A valid data set can also be drag-and-dropped into the workspace after opening a fresh instance of Tableau.
If importing an Excel spreadsheet with one worksheet, the data should automatically appear in the preview pane. If importing an Excel spreadsheet with multiple worksheets, click and drag the desired worksheet to the workspace from the left pane. The goal of this step is to have a preview of the desired data appear in the in the summary pane at the bottom.
Prepping the Data (Basic)
Data is imported semi-naively: Tableau will attempt to name and classify data columns on intake, but will not natively apply cleaning functions. The Data Interpreter is Tableau's automated data cleanup tool, which is activated by a checkbox to the left of the preview pane. Immediately after import, check the following:
- Column header names are imported correctly
- The Data Interpreter can correct this if the names of the columns appear in the data, or they can be changed manually
- Column datatypes are imported correctly
- The Data Interpreter can correct this if column data types can be ascertained correctly, or they can be changed manually by clicking on the data type icon:
- Globe - indicates a geographic variable
- Abc - indicates character data
- # - indicates numerical data
- Many more...
- The Data Interpreter can correct this if column data types can be ascertained correctly, or they can be changed manually by clicking on the data type icon:
- Data is generally consistent
- Arguably the largest can of worms - see "Prepping the Data (Advanced)" below. The Data Interpreter is relatively flexible; it will attempt to handle:
- Stripping out inconsistent data (e.g. column headers that were not properly parsed on intake)

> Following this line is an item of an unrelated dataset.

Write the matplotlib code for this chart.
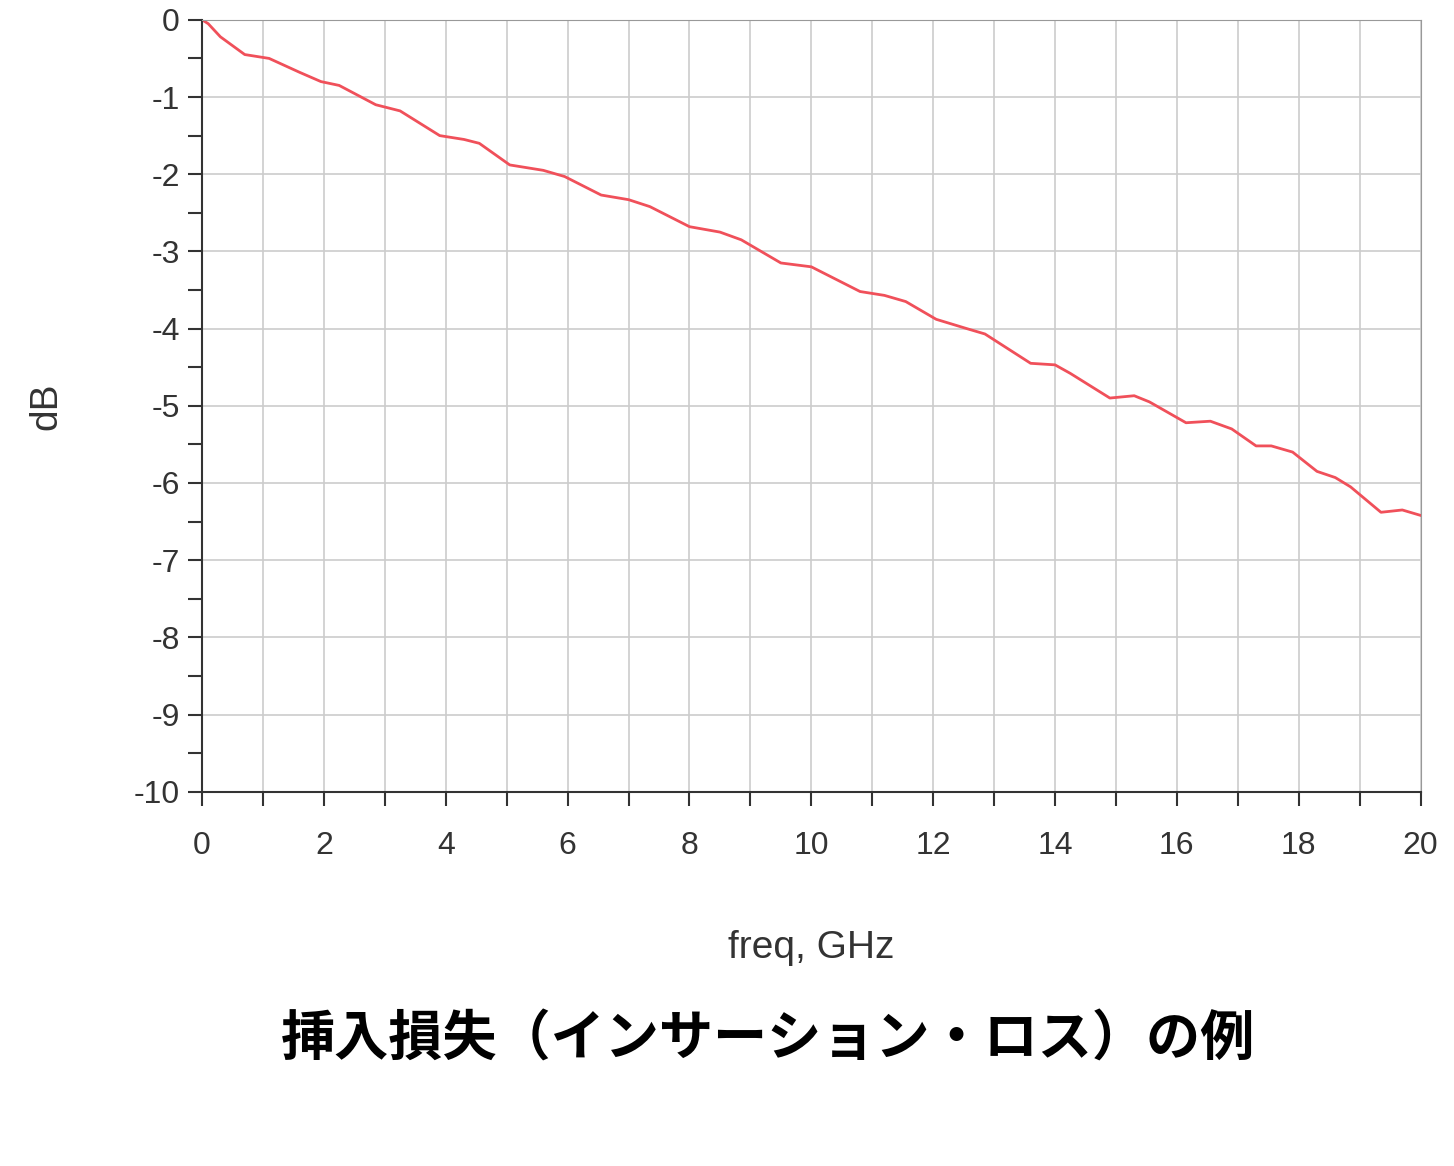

- Stripping out blank observations (rows)
- Extracting sub-tables from within the same worksheet (will appear in the worksheet table to the left of the preview pane)
- Arguably the largest can of worms - see "Prepping the Data (Advanced)" below. The Data Interpreter is relatively flexible; it will attempt to handle:
- NULL responses are typically handled well by Tableau - just make sure these responses should actually be NULL (observe the data and check consistency)
NOTE: The Data Interpreter does NOT work on text (.csv) files as of version 10.5.2. You will receive the following error, "An error occurred while communicating with data source, '<my_file>'." In the details, you will see "Unable to establish connection: Data source 'Text file' has not been licensed." To correct this, simply save the .csv as an Excel file (.xls or .xlsx) and import.
Prepping the Data (Advanced)
A raw database pull will likely produce a well-prepared data set, assuming the database uses any type of normalizing methodology on data collection (e.g. 3NF or BCNF) - it is exceptionally rare for a database to not use some type of normalizing methodology.
However, if the data source is not clean (e.g. a government PDF designed for human consumption) or the data is organized in a non-concise manner (e.g. across several tables), Tableau is capable of several advanced data organization techniques. While these techniques are beyond the scope of this article, descriptions and resources are included below:
Joins
A classic data table join on a primary key. This is used when multiple tables contain observational data for the same observation (multiple rows for the same observation, typically across multiple tables).
Unions
Appending one data table to another. This is used when multiple columns have the same header.
Split
Splits a column into two columns. Tableau will automatically attempt to extract varying data types within the column (e.g. month and year), or custom splits can be performed.
Pivot
Note: Tableau pivot methodology operates oppositely to Excel's pivot table usage.
Pivots are useful when you need to transform from a wide-format table to a long-format table. Typically used when data has been collected using variable data as headers (e.g. collecting observations in columns labelled "2000, 2001, ..." instead of a single column "year"). The key question to ask yourself to determine if you need to pivot is, "does this data change the number of columns as data is collected?" If yes, then a pivot is likely called for.
The video in the tutorial link below provides an excellent example of usage.
Summary
- Install Tableau
- Download and connect to your data set
- Prepare the data (pop on the Data Interpreter)
- Ensure the column header names are imported correctly
- Ensure the column datatypes are imported correctly
- Ensure the data is generally consistent
- Perform advanced preparation techniques if necessary
- Joins
- Unions
- Splits
- Pivots